The latest, in this long line of indignities suffered by the customers of the industry is detailed in a report on Ars Technica, where the definition of broadband speed is bandied about.
The feedback is coming in fast from the Federal Communication Commission’s request for a definition of broadband, and the message from big cable is clear. The last thing it wants is a standard that defines ISP service by real-time performance. “The Commission should continue to look at maximum advertised speed rather than some measure of ‘actual’ speed,” advised the National Cable and Telecommunications Association in its response to the FCC’s call for input.
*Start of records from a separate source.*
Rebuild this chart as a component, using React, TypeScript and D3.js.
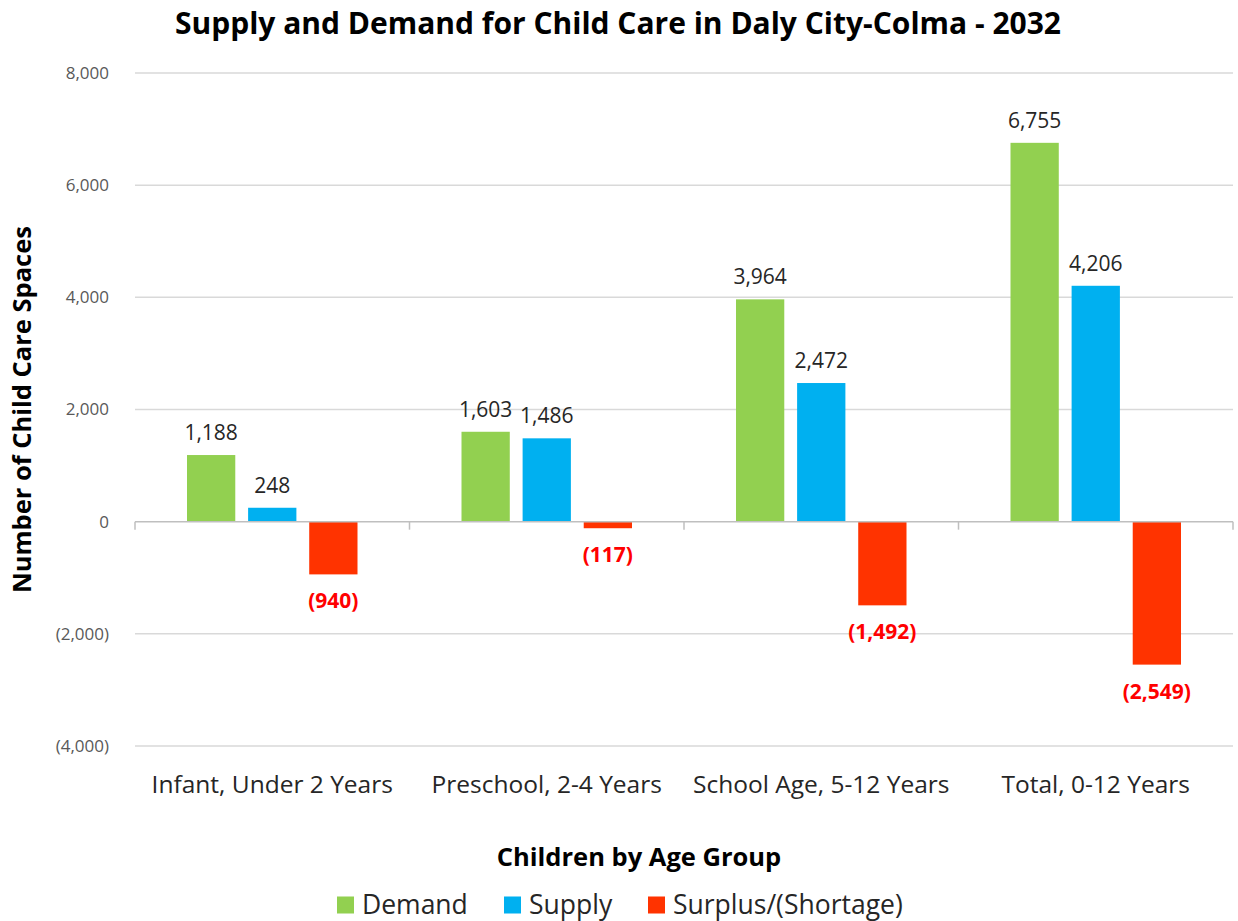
import React from 'react';
import * as d3 from 'd3';

const categories = ['Infant, Under 2 Years', 'Preschool, 2-4 Years', 'School Age, 5-12 Years', 'Total, 0-12 Years'];
const seriesNames = ['Demand', 'Supply', 'Surplus/(Shortage)'];
const demand = [1188, 1603, 3964, 6755];
const supply = [248, 1486, 2472, 4206];
const surplus = [-940, -117, -1492, -2549];
const yTicks = [-4000, -2000, 0, 2000, 4000, 6000, 8000];
const colors = ['#92D050', '#00B0F0', '#FF3300'];

const W = 1238, H = 921;
const FONT = '"Open Sans", Lato, sans-serif';

const fmtNum = d3.format(',');
const fmt = (v: number) => (v < 0 ? `(${fmtNum(-v)})` : fmtNum(v));

export default function App() {
  const left = 135, right = 1233;
  const y = d3.scaleLinear().domain([-4000, 8000]).range([746, 73]);
  const x0 = d3.scaleBand<string>().domain(categories).range([left, right]);
  const x1 = d3.scaleBand<string>().domain(seriesNames).range([52, 222.5]).paddingInner(0.21);
  const values = [demand, supply, surplus];
  const legendX = [337, 504, 648];

  return (
    <div style={{ position: 'absolute', left: 0, top: 0 }}>
      <svg width={W} height={H} style={{ display: 'block', background: '#fff' }} fontFamily={FONT}>
        <text x={618} y={34} textAnchor="middle" fontSize={30} fontWeight={700} fill="#000">
          Supply and Demand for Child Care in Daly City-Colma - 2032
        </text>

        {yTicks.map(t => (
          <g key={t}>
            {t !== 0 && (
              <line x1={left} x2={right} y1={y(t)} y2={y(t)} stroke="#D9D9D9" strokeWidth={1.5} />
            )}
            <text x={109} y={y(t)} dy="0.35em" textAnchor="end" fontSize={17} fill="#595959">
              {fmt(t)}
            </text>
          </g>
        ))}

        {values.map((vals, si) =>
          categories.map((c, ci) => {
            const v = vals[ci];
            const bx = (x0(c) as number) + (x1(seriesNames[si]) as number);
            const bw = x1.bandwidth();
            const top = Math.min(y(v), y(0));
            const h = Math.abs(y(v) - y(0));
            return (
              <g key={`${si}-${ci}`}>
                <rect x={bx} y={top} width={bw} height={h} fill={colors[si]} />
                {v >= 0 ? (
                  <text x={bx + bw / 2} y={y(v) - 15} textAnchor="middle" fontSize={21} fill="#262626">
                    {fmt(v)}
                  </text>
                ) : (
                  <text x={bx + bw / 2} y={y(v) + 34} textAnchor="middle" fontSize={21} fontWeight={700} fill="#FF0000">
                    {fmt(v)}
                  </text>
                )}
              </g>
            );
          })
        )}

        <line x1={left} x2={right} y1={y(0)} y2={y(0)} stroke="#BFBFBF" strokeWidth={1.5} />
        {[...categories.map(c => x0(c) as number), right].map((bx, i) => (
          <line key={i} x1={bx} x2={bx} y1={y(0)} y2={y(0) + 8} stroke="#BFBFBF" strokeWidth={1.5} />
        ))}

        {categories.map(c => (
          <text key={c} x={(x0(c) as number) + x0.bandwidth() / 2} y={793} textAnchor="middle" fontSize={24.5} fill="#262626">
            {c}
          </text>
        ))}

        <text transform={`translate(31,${y(2000)}) rotate(-90)`} textAnchor="middle" fontSize={25.5} fontWeight={700} fill="#000">
          Number of Child Care Spaces
        </text>

        <text x={639} y={866} textAnchor="middle" fontSize={25.5} fontWeight={700} fill="#000">
          Children by Age Group
        </text>

        {seriesNames.map((s, i) => (
          <g key={s} transform={`translate(${legendX[i]},905)`}>
            <rect x={0} y={-8.5} width={17} height={17} fill={colors[i]} />
            <text x={25} y={0} dy="0.35em" fontSize={26.5} fill="#262626">{s}</text>
          </g>
        ))}
      </svg>
    </div>
  );
}
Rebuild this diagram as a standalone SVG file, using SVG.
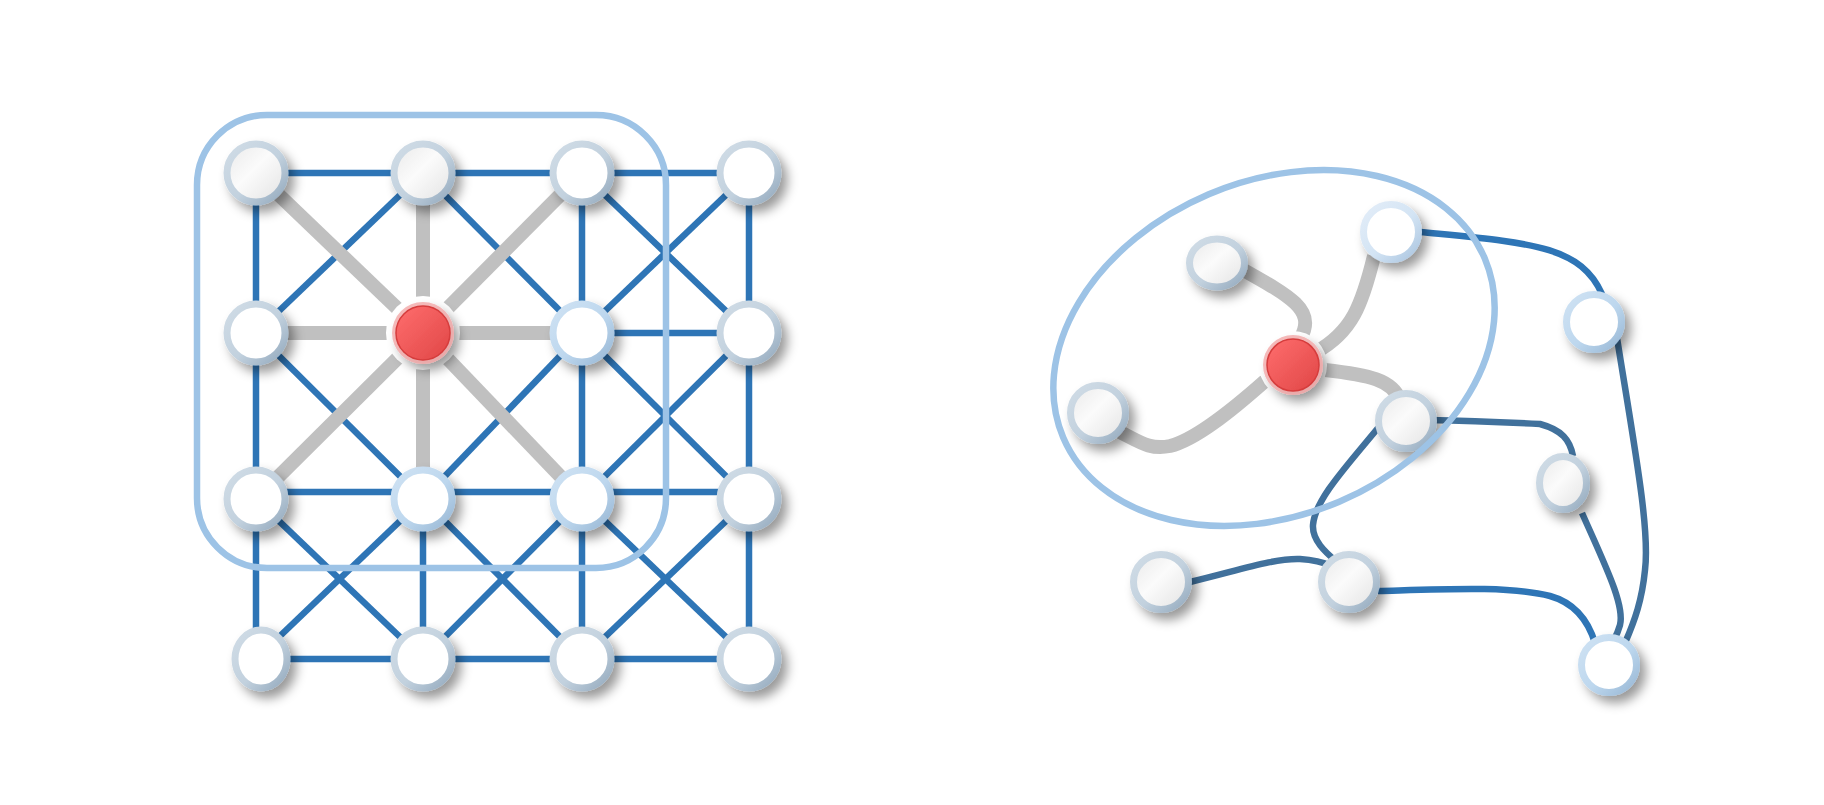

This counsel was prompted by an observation that the Commission made in its request for comments—that debates over defining broadband tend to focus on stated download and upload throughput. “But neither is precise or diverse enough to describe broadband satisfactorily,” the agency noted. “For example, advertised throughput rates generally differ from actual rates, are not uniformly measured, and have different constraints over different technologies” (we’ve got a feature on this issue here).
This ‘maximum advertised speed’ is a big plus when the cable companies advertise, yet few people in areas served by these companies enjoy anywhere near the top rates given in the promotional materials.
The reasons vary, but most of the time it has to do with the fact that cable is a shared connection, more than the one had by DSL users. Also, in many areas where the cable service is available, the density of users is much higher than where DSL is offered, and if there is not a high density of prospective users, chances are there will be no cable service.
Still the people who would have you believe their service is Comcastic! want to judge service levels by the nebulous ‘provision level’ method.
Most of the public interest groups that have weighed in on this issue agree that this is a real concern. “Any definition on broadband must be rooted in actual delivered speeds, because delivered speeds—not advertised speeds—influence the practical utility of the broadband connection,” counsels Free Press in its filing. NCTA does not like this idea, arguing that it would be difficult to develop “a single figure that consistently and reliably describes the ‘actual’ speed of all types of broadband connections for all purposes.”
Ditto says Comcast. While the company writes that it shares the FCC’s concerns, “the actual online experience of any particular consumer at any particular moment in time involves a wide range of factors, many of which are outside the control of the Internet service provider.” Given this, the cable ISP suggests that “the ‘provisioned’ speed is still the most useful metric in evaluating whether any particular Internet service is ‘broadband.’”
Free Press acknowledges that the FCC can’t be running around all day and night measuring the throughputs of ISPs. “But it can establish a standard for classifying delivered speeds,” the group argues. “We suggest that such a measure would be the bandwidth that service providers can be reasonably expected to deliver to end users on their own networks during peak-use times.”
The article continues with input from Google (obviously interested in speed for delivery of its services) and AT&T (which you might think would be on the fence, as it has both DSL and cable, but it is a provider, so it leans to the side of cable, thereby relieving itself of any blame in the problems observed).
The sad thing is that the more these companies are allowed to obfuscate numbers and service levels, and carp about definitions, the further behind we become, as a nation, in terms of penetration of service, and speed of that provided service.
Pretty sad showing for the nation that came up with the idea. Very bad showing for the FCC, a government agency put in place to have the interests of the public at its core.